On Penske Automotive Group’s second-quarter earnings call in July, CEO Roger Penske said the company closed a standalone CarShop store in Arizona because of low supply in the U.S. And Sonic Automotive Inc. said scarcer late-model inventory informed the company’s recent decision to pare back the footprint of its used vehicle-only operation EchoPark.

“Today you’re just not able to buy enough inventory in the 1- to 5-[year-old] segment to support as many stores as we have,” Sonic President Jeff Dyke said last month on the group’s second-quarter earnings call. “So we pared down to the number of stores that we knew we could buy inventory for.”


Tighter supply could push dealers to further adjust the number of vehicles they acquire from traditional inventory channels, said Corina Diehl, CEO of Diehl Automotive Group of Butler, Pa.

“Because we have 13 different franchises, it seems we’re getting a good mix,” she said. “That’s what’s happening within our stores. We trade, and we have an internal auction with our stores, so we were able to mix up the inventory.”

Hansel Auto’s Long said dealers who have figured out how to snag good vehicles from multiple channels — or even build out their own acquisition operations, such as used-car buying centers — are not necessarily strapped for inventory.

“The best place to go is where the fish are,” he said. “The fish are private party.”

Even so, that can be tricky, Long said, as consumers can post their vehicle online and easily sell it to the highest bidder.

Dealerships and groups that lean into the direct-from-consumer route must outbid used vehicle-only retail giants such as CarMax Inc. and Carvana Co., which have the advertising dollars to promote their online vehicle appraisal and offer features on a wider scale.


Buying off the street stands to pick up more steam.

Ricart, a former chairman of the National Automobile Dealers Association, said his group purchased about 100 vehicles off the street in July, up from 12 per month pre-pandemic.

Franchised dealerships that aren’t finding other avenues to acquire inventory could be in trouble, Long said.

If they still source heavily from auctions, there is less clean volume to choose from, he said. And prices are “through the roof” for vehicles that may end up not being something they can recondition and sell at retail for enough profit, Long said.

Dealers have certain channels from which they prefer to source vehicles, much like how folks have a favorite music station, Long said. But sourcing from a healthy mix of channels — not just one avenue like auctions — can ease inventory pains, he added.


Bleaker used-vehicle supply comes as dealers also work to reconcile their operations to a macroeconomic environment characterized by wholesale pricing volatility and demand dampened by higher interest rates.

Sticking to a smaller supply of 30 to 45 days is an increasingly important practice for franchised dealerships as floorplanning expenses have grown, Long said. Dealers want to avoid overstocking used vehicles to minimize the risk of values falling before they can sell them, Ricart said.

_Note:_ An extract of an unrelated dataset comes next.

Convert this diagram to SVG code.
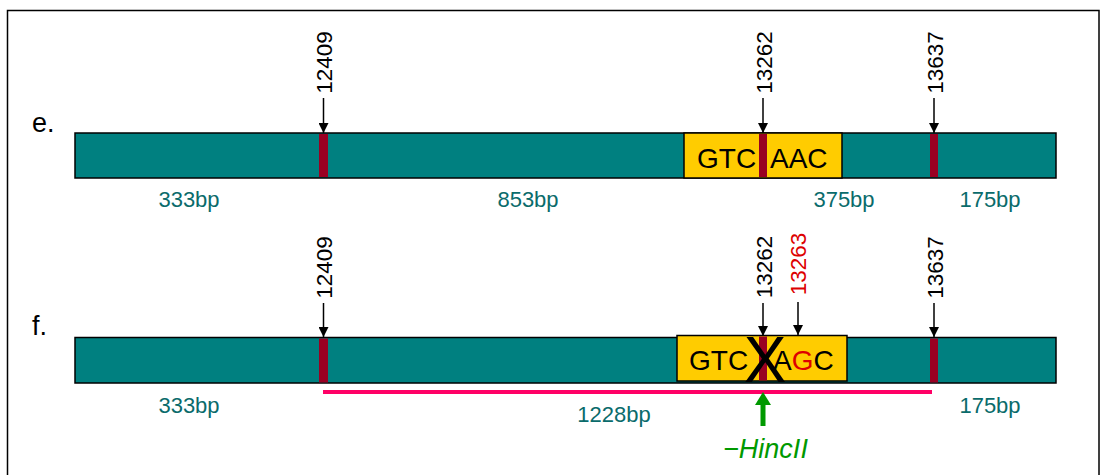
<svg xmlns="http://www.w3.org/2000/svg" width="1101" height="475" viewBox="0 0 1101 475">
<defs>
<marker id="ah" viewBox="0 0 10 10" refX="10" refY="5" markerWidth="10" markerHeight="10" markerUnits="userSpaceOnUse" orient="auto">
<path d="M0,0 L10,5 L0,10 z" fill="#000"/>
</marker>
</defs>
<style>
text{font-family:"Liberation Sans",Arial,sans-serif}
.bar{fill:#008080;stroke:#000;stroke-width:1.5}
.box{fill:#FFCC00;stroke:#000;stroke-width:1.5}
.mk{fill:#990022}
.lbl{font-size:22.5px;fill:#000}
.red{fill:#DD0000}
.bp{font-size:22px;fill:#0A6B6B;text-anchor:middle}
.seq{font-size:28px;fill:#000}
.arr{stroke:#000;stroke-width:1.5;fill:none;marker-end:url(#ah)}
.row{font-size:27px;fill:#000}
</style>
<rect x="7.5" y="10.5" width="1091.5" height="500" fill="#fff" stroke="#000" stroke-width="1.5"/>

<g id="row-e">
<text class="row" x="32" y="132">e.</text>
<rect class="bar" x="75" y="133" width="981" height="45"/>
<rect class="box" x="684" y="133" width="158" height="45"/>
<rect class="mk" x="319" y="134" width="9" height="43"/>
<rect class="mk" x="759" y="134" width="8" height="43"/>
<rect class="mk" x="930" y="134" width="8" height="43"/>
<text class="seq" x="697" y="168">GTC</text>
<text class="seq" x="770" y="168">AAC</text>
<text class="lbl" transform="translate(331.5,62.5) rotate(-90)" text-anchor="middle">12409</text>
<text class="lbl" transform="translate(771.5,62.5) rotate(-90)" text-anchor="middle">13262</text>
<text class="lbl" transform="translate(942.5,62.5) rotate(-90)" text-anchor="middle">13637</text>
<text class="bp" x="189" y="207">333bp</text>
<text class="bp" x="528" y="207">853bp</text>
<text class="bp" x="844" y="207">375bp</text>
<text class="bp" x="990" y="207">175bp</text>
</g>

<g id="row-f">
<text class="row" x="32" y="335">f.</text>
<rect class="bar" x="75" y="337.5" width="981" height="45.5"/>
<rect class="box" x="677" y="335.5" width="170" height="45.5"/>
<rect class="mk" x="319" y="338.5" width="9" height="44"/>
<rect class="mk" x="759" y="336.5" width="8" height="44"/>
<rect class="mk" x="930" y="338.5" width="8" height="44"/>
<text class="seq" x="689" y="370">GTC</text>
<text class="seq" x="773" y="370">A<tspan class="red">G</tspan>C</text>
<text x="765" y="382" font-size="64" text-anchor="middle" fill="#000">X</text>
<text class="lbl" transform="translate(331.5,267.5) rotate(-90)" text-anchor="middle">12409</text>
<text class="lbl" transform="translate(771.5,267) rotate(-90)" text-anchor="middle">13262</text>
<text class="lbl red" transform="translate(806,264) rotate(-90)" text-anchor="middle">13263</text>
<text class="lbl" transform="translate(942.5,267.5) rotate(-90)" text-anchor="middle">13637</text>
<text class="bp" x="189" y="413">333bp</text>
<text class="bp" x="614" y="422">1228bp</text>
<text class="bp" x="990" y="413">175bp</text>
<rect x="323" y="390" width="609" height="4" fill="#FF0066"/>
<g id="hincii">
<rect x="760.5" y="403" width="5" height="23" fill="#009900"/>
<path d="M755,405 L771,405 L763,392 z" fill="#009900"/>
<text x="765.5" y="458" font-size="27" font-style="italic" text-anchor="middle" fill="#009900">−HincII</text>
</g>
</g>

<g id="connectors">
<line class="arr" x1="323.5" y1="98" x2="323.5" y2="133"/>
<line class="arr" x1="763" y1="98" x2="763" y2="133"/>
<line class="arr" x1="934" y1="98" x2="934" y2="133"/>
<line class="arr" x1="323.5" y1="303" x2="323.5" y2="337"/>
<line class="arr" x1="763" y1="303" x2="763" y2="336"/>
<line class="arr" x1="798" y1="302" x2="798" y2="335"/>
<line class="arr" x1="934" y1="303" x2="934" y2="337"/>
</g>
</svg>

That mindset has evolved since 2019, when dealers usually kept supply between 60 and 90 days.

“That is not the norm” now, Ricart said. “They’re too expensive.”

Some dealers have slowed their used-vehicle acquisitions because they’re worried about the market constricting, said Stroda, the GM in Kansas.

“As new-inventory volume increases, the used market decreases,” he said. “A lot of people are trying to hedge that by just not even buying used cars.”